### DATA:
▬▬▬

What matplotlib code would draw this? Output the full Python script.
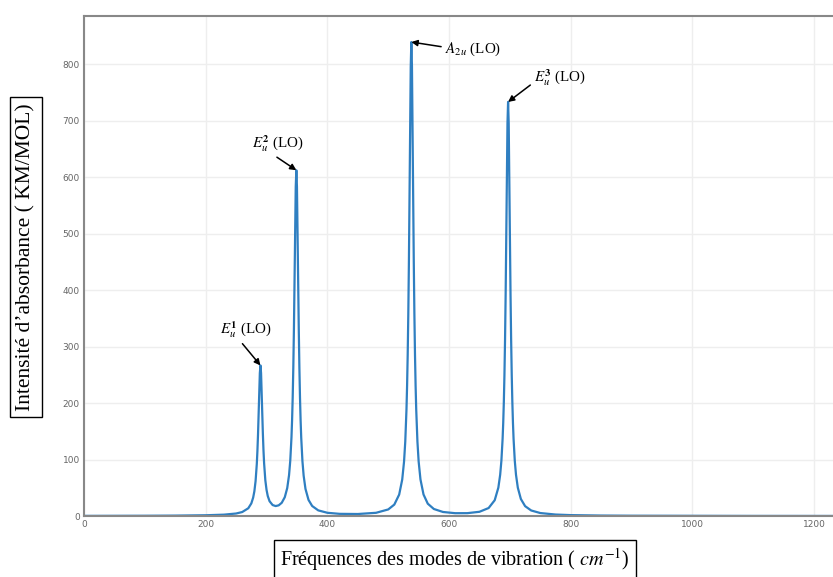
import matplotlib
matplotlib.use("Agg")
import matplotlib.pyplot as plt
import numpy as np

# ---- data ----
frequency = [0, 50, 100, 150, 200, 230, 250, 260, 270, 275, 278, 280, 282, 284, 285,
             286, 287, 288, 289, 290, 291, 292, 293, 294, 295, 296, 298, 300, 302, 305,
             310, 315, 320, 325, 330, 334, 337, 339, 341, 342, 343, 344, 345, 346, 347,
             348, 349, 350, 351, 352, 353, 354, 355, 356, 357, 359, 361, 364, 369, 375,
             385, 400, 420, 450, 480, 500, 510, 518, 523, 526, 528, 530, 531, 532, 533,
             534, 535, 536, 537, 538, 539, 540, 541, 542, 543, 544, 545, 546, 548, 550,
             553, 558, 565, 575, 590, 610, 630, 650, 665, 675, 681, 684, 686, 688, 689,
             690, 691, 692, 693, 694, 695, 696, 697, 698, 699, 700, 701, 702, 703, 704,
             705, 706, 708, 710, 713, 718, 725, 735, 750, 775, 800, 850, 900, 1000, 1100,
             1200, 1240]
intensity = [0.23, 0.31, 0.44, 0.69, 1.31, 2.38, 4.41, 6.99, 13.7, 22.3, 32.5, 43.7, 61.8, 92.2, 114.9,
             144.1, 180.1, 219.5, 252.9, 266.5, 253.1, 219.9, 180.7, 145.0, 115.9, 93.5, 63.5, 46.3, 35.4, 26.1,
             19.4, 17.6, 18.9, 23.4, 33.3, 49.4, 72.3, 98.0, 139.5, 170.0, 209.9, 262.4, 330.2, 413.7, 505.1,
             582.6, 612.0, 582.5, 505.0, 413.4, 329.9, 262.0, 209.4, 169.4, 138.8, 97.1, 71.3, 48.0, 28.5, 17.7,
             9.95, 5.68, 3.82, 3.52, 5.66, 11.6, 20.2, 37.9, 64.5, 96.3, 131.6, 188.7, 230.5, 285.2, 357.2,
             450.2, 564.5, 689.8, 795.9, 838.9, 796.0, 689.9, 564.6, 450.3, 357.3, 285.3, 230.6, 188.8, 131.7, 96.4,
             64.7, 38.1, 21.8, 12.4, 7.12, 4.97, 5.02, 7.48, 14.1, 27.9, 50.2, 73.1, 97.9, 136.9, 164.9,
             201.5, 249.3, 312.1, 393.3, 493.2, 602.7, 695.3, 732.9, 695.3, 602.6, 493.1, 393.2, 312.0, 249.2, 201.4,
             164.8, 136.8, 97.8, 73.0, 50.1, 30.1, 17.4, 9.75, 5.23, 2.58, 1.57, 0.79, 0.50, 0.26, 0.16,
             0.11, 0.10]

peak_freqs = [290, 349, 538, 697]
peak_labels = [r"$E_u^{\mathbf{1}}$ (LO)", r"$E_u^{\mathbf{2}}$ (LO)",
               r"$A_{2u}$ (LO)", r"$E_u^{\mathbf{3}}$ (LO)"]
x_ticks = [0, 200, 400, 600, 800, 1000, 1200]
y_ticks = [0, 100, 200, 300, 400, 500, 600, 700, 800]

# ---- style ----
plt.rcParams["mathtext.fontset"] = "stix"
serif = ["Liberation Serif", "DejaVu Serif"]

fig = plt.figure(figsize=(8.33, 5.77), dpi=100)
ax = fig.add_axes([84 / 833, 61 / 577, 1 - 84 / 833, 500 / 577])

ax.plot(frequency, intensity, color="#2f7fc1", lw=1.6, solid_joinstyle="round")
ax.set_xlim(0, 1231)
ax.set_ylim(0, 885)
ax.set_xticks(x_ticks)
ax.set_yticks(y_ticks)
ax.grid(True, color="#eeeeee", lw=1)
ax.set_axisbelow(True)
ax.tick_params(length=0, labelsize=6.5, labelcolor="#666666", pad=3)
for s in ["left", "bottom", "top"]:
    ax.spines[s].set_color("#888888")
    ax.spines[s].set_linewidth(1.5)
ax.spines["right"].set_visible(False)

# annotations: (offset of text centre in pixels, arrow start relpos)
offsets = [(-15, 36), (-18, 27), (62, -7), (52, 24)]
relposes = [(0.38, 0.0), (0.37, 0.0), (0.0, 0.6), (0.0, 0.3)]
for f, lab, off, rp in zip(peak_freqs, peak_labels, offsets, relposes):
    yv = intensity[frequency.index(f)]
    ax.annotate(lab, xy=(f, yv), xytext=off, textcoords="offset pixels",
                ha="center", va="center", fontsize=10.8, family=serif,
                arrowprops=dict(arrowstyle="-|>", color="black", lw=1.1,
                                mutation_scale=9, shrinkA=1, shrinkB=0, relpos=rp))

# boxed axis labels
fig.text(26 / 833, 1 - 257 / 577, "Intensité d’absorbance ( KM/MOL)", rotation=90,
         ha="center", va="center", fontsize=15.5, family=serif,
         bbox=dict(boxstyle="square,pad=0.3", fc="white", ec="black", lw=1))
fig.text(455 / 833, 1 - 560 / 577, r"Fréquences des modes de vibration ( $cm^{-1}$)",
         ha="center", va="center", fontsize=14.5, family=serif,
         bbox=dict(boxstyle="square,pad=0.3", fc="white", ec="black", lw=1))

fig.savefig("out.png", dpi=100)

▬▬▬

### PROBLEM STATEMENT:
Take the listing and print it again exactly, but without any pictures.

### ANSWER FOR THIS EXERCISE:
What matplotlib code would draw this? Output the full Python script.
import matplotlib
matplotlib.use("Agg")
import matplotlib.pyplot as plt
import numpy as np

# ---- data ----
frequency = [0, 50, 100, 150, 200, 230, 250, 260, 270, 275, 278, 280, 282, 284, 285,
             286, 287, 288, 289, 290, 291, 292, 293, 294, 295, 296, 298, 300, 302, 305,
             310, 315, 320, 325, 330, 334, 337, 339, 341, 342, 343, 344, 345, 346, 347,
             348, 349, 350, 351, 352, 353, 354, 355, 356, 357, 359, 361, 364, 369, 375,
             385, 400, 420, 450, 480, 500, 510, 518, 523, 526, 528, 530, 531, 532, 533,
             534, 535, 536, 537, 538, 539, 540, 541, 542, 543, 544, 545, 546, 548, 550,
             553, 558, 565, 575, 590, 610, 630, 650, 665, 675, 681, 684, 686, 688, 689,
             690, 691, 692, 693, 694, 695, 696, 697, 698, 699, 700, 701, 702, 703, 704,
             705, 706, 708, 710, 713, 718, 725, 735, 750, 775, 800, 850, 900, 1000, 1100,
             1200, 1240]
intensity = [0.23, 0.31, 0.44, 0.69, 1.31, 2.38, 4.41, 6.99, 13.7, 22.3, 32.5, 43.7, 61.8, 92.2, 114.9,
             144.1, 180.1, 219.5, 252.9, 266.5, 253.1, 219.9, 180.7, 145.0, 115.9, 93.5, 63.5, 46.3, 35.4, 26.1,
             19.4, 17.6, 18.9, 23.4, 33.3, 49.4, 72.3, 98.0, 139.5, 170.0, 209.9, 262.4, 330.2, 413.7, 505.1,
             582.6, 612.0, 582.5, 505.0, 413.4, 329.9, 262.0, 209.4, 169.4, 138.8, 97.1, 71.3, 48.0, 28.5, 17.7,
             9.95, 5.68, 3.82, 3.52, 5.66, 11.6, 20.2, 37.9, 64.5, 96.3, 131.6, 188.7, 230.5, 285.2, 357.2,
             450.2, 564.5, 689.8, 795.9, 838.9, 796.0, 689.9, 564.6, 450.3, 357.3, 285.3, 230.6, 188.8, 131.7, 96.4,
             64.7, 38.1, 21.8, 12.4, 7.12, 4.97, 5.02, 7.48, 14.1, 27.9, 50.2, 73.1, 97.9, 136.9, 164.9,
             201.5, 249.3, 312.1, 393.3, 493.2, 602.7, 695.3, 732.9, 695.3, 602.6, 493.1, 393.2, 312.0, 249.2, 201.4,
             164.8, 136.8, 97.8, 73.0, 50.1, 30.1, 17.4, 9.75, 5.23, 2.58, 1.57, 0.79, 0.50, 0.26, 0.16,
             0.11, 0.10]

peak_freqs = [290, 349, 538, 697]
peak_labels = [r"$E_u^{\mathbf{1}}$ (LO)", r"$E_u^{\mathbf{2}}$ (LO)",
               r"$A_{2u}$ (LO)", r"$E_u^{\mathbf{3}}$ (LO)"]
x_ticks = [0, 200, 400, 600, 800, 1000, 1200]
y_ticks = [0, 100, 200, 300, 400, 500, 600, 700, 800]

# ---- style ----
plt.rcParams["mathtext.fontset"] = "stix"
serif = ["Liberation Serif", "DejaVu Serif"]

fig = plt.figure(figsize=(8.33, 5.77), dpi=100)
ax = fig.add_axes([84 / 833, 61 / 577, 1 - 84 / 833, 500 / 577])

ax.plot(frequency, intensity, color="#2f7fc1", lw=1.6, solid_joinstyle="round")
ax.set_xlim(0, 1231)
ax.set_ylim(0, 885)
ax.set_xticks(x_ticks)
ax.set_yticks(y_ticks)
ax.grid(True, color="#eeeeee", lw=1)
ax.set_axisbelow(True)
ax.tick_params(length=0, labelsize=6.5, labelcolor="#666666", pad=3)
for s in ["left", "bottom", "top"]:
    ax.spines[s].set_color("#888888")
    ax.spines[s].set_linewidth(1.5)
ax.spines["right"].set_visible(False)

# annotations: (offset of text centre in pixels, arrow start relpos)
offsets = [(-15, 36), (-18, 27), (62, -7), (52, 24)]
relposes = [(0.38, 0.0), (0.37, 0.0), (0.0, 0.6), (0.0, 0.3)]
for f, lab, off, rp in zip(peak_freqs, peak_labels, offsets, relposes):
    yv = intensity[frequency.index(f)]
    ax.annotate(lab, xy=(f, yv), xytext=off, textcoords="offset pixels",
                ha="center", va="center", fontsize=10.8, family=serif,
                arrowprops=dict(arrowstyle="-|>", color="black", lw=1.1,
                                mutation_scale=9, shrinkA=1, shrinkB=0, relpos=rp))

# boxed axis labels
fig.text(26 / 833, 1 - 257 / 577, "Intensité d’absorbance ( KM/MOL)", rotation=90,
         ha="center", va="center", fontsize=15.5, family=serif,
         bbox=dict(boxstyle="square,pad=0.3", fc="white", ec="black", lw=1))
fig.text(455 / 833, 1 - 560 / 577, r"Fréquences des modes de vibration ( $cm^{-1}$)",
         ha="center", va="center", fontsize=14.5, family=serif,
         bbox=dict(boxstyle="square,pad=0.3", fc="white", ec="black", lw=1))

fig.savefig("out.png", dpi=100)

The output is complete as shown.